## Start Exercise data

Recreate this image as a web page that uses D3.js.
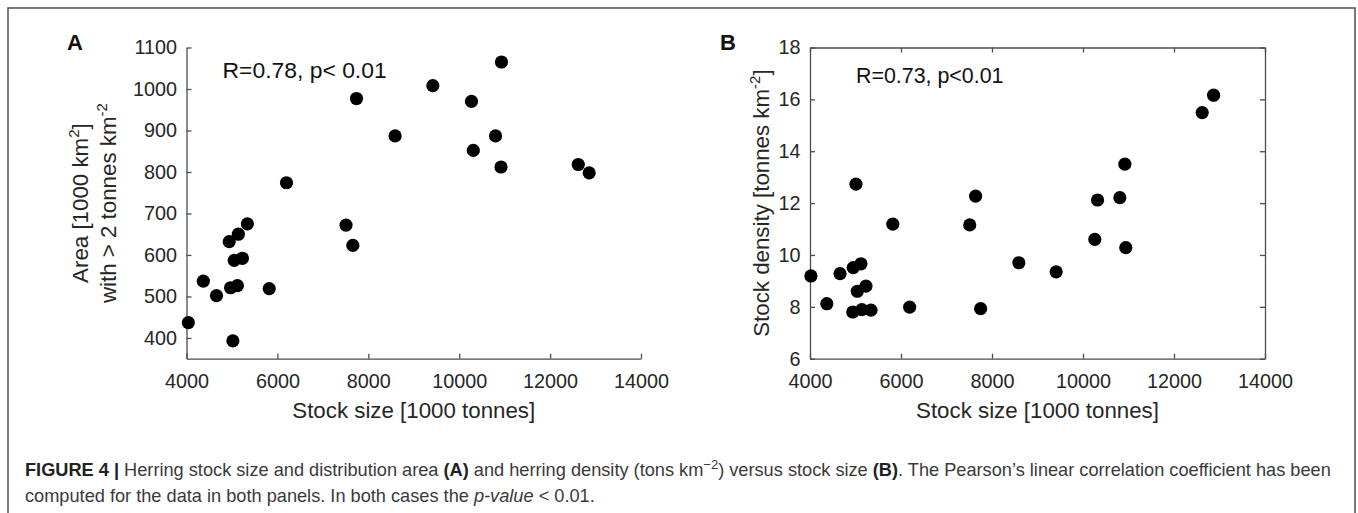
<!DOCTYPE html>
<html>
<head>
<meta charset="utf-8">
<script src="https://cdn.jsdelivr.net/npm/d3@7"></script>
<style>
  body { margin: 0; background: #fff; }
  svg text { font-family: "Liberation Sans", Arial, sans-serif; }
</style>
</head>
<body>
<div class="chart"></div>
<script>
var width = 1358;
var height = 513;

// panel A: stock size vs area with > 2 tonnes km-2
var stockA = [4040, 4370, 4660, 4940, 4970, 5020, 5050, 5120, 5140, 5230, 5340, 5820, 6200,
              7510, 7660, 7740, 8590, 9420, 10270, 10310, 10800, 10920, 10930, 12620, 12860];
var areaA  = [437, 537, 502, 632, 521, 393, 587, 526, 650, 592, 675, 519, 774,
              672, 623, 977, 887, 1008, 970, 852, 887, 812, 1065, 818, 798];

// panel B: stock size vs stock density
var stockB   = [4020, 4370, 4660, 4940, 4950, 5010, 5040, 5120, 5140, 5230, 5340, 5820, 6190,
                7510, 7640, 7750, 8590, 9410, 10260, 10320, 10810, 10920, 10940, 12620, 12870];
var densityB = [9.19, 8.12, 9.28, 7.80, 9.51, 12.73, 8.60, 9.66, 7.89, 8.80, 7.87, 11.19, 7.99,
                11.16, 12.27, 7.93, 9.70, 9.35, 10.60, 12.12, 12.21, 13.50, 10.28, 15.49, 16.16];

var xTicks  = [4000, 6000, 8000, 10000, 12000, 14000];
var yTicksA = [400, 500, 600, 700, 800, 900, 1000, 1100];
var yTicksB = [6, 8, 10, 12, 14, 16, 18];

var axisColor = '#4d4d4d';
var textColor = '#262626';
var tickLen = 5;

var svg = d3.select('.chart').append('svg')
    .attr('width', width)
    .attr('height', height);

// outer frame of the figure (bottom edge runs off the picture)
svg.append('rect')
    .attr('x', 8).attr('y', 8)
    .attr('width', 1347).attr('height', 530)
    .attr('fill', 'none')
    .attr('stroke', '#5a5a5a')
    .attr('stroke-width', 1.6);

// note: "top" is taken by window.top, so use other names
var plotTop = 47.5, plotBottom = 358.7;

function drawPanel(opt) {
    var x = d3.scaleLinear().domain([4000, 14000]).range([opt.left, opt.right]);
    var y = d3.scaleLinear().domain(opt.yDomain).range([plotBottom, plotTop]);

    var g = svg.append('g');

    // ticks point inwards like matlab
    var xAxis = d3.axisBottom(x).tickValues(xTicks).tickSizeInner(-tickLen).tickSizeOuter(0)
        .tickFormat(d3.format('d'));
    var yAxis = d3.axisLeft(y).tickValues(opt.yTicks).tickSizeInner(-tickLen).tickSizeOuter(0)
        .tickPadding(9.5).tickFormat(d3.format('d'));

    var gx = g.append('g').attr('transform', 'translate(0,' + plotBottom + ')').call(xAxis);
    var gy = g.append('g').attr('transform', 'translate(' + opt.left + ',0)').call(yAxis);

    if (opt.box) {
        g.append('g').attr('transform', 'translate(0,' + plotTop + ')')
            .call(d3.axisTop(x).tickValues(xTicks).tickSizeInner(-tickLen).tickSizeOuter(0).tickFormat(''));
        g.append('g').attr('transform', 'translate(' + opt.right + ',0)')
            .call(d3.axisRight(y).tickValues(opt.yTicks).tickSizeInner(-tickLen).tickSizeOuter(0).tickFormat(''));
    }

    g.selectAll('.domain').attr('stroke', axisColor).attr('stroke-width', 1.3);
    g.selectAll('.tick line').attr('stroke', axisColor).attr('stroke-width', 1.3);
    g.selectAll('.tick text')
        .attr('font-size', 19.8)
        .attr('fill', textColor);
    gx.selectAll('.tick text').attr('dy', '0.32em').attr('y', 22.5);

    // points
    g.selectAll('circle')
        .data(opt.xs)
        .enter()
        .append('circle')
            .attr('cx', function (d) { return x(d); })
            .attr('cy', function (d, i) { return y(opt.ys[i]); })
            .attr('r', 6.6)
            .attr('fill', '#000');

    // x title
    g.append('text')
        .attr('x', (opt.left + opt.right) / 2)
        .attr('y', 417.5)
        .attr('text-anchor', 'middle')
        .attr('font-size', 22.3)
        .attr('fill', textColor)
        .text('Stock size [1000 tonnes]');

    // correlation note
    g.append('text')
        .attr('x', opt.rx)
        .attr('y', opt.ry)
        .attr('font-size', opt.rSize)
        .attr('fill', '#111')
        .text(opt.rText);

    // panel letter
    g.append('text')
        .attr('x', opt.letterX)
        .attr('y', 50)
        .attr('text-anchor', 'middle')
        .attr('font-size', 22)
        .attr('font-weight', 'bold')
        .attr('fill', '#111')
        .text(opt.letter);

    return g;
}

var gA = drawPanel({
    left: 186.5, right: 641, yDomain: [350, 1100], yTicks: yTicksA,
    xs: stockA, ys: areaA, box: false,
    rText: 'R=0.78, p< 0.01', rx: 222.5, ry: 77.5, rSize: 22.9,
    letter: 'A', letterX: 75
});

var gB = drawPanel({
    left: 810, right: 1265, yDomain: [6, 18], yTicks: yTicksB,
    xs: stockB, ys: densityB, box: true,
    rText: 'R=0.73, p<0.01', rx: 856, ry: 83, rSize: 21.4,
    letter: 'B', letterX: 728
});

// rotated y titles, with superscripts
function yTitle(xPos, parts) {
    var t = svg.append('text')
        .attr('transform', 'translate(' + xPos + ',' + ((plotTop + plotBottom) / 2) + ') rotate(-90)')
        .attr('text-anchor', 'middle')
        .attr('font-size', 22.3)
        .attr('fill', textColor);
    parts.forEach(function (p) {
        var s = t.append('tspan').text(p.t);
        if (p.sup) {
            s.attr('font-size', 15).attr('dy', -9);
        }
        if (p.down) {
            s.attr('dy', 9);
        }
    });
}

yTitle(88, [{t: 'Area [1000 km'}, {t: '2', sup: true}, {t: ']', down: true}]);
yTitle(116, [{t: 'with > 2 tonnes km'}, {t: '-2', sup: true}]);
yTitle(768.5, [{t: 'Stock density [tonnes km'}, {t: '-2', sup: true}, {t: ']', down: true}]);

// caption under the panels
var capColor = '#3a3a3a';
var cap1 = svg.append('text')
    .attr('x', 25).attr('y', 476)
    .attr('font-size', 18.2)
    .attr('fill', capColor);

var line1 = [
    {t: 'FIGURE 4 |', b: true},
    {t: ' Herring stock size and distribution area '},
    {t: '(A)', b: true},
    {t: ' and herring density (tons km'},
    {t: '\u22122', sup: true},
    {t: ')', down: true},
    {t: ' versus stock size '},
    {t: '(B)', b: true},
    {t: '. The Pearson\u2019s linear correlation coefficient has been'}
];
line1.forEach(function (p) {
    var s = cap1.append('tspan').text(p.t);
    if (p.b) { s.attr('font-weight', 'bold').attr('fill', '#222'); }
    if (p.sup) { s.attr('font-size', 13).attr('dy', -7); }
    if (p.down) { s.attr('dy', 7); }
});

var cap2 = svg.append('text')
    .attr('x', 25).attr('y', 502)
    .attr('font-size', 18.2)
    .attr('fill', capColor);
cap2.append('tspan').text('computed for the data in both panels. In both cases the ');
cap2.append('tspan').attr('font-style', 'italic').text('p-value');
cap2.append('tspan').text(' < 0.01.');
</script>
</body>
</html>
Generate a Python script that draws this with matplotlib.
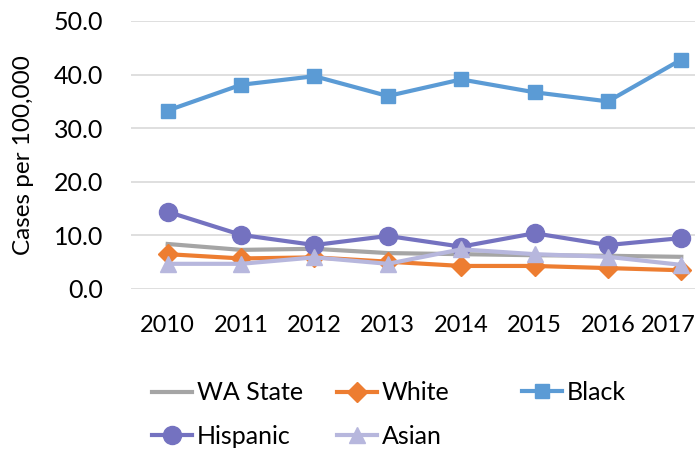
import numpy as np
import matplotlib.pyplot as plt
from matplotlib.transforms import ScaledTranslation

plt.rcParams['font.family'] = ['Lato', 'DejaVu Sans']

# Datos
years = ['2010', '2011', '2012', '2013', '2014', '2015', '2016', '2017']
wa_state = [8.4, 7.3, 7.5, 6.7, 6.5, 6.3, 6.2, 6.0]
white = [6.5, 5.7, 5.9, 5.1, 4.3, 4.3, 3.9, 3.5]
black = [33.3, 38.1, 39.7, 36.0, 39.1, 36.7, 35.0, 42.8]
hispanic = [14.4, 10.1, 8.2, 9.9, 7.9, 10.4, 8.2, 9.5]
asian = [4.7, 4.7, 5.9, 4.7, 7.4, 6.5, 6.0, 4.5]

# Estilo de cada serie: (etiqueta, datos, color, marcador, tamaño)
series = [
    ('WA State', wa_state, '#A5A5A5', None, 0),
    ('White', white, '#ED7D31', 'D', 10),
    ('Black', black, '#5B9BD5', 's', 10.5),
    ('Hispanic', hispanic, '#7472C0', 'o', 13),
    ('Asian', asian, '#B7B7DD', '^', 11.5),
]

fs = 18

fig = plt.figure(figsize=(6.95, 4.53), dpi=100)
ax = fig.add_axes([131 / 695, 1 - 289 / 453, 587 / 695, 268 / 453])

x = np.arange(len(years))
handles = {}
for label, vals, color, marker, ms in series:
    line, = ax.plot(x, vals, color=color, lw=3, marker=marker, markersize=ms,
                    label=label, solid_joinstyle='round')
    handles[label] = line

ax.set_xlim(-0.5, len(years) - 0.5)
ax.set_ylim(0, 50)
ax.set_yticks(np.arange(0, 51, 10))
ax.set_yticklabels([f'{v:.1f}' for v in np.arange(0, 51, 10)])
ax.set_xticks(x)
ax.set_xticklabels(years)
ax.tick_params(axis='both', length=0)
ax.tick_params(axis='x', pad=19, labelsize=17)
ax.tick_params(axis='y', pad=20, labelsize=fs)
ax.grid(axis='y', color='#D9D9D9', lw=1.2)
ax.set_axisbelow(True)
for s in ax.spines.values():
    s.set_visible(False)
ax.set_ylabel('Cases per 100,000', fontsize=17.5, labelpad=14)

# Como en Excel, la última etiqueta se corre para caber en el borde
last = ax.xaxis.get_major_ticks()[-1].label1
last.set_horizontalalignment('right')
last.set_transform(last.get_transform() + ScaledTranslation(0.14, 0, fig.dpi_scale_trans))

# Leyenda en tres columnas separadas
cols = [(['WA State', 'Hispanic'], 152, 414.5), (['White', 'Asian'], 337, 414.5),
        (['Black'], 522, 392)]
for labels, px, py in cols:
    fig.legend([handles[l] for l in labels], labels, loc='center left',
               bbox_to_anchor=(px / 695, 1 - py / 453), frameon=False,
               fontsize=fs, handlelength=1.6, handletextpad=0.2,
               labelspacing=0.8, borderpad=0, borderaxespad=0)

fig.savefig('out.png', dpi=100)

## End Exercise data

◆ Stated exercise ◆
The lines from the top of the data above through the one holding "var height = 513;" are to be repeated exactly, and only those, with no pictures.

◆ Full output ◆
Recreate this image as a web page that uses D3.js.
<!DOCTYPE html>
<html>
<head>
<meta charset="utf-8">
<script src="https://cdn.jsdelivr.net/npm/d3@7"></script>
<style>
  body { margin: 0; background: #fff; }
  svg text { font-family: "Liberation Sans", Arial, sans-serif; }
</style>
</head>
<body>
<div class="chart"></div>
<script>
var width = 1358;
var height = 513;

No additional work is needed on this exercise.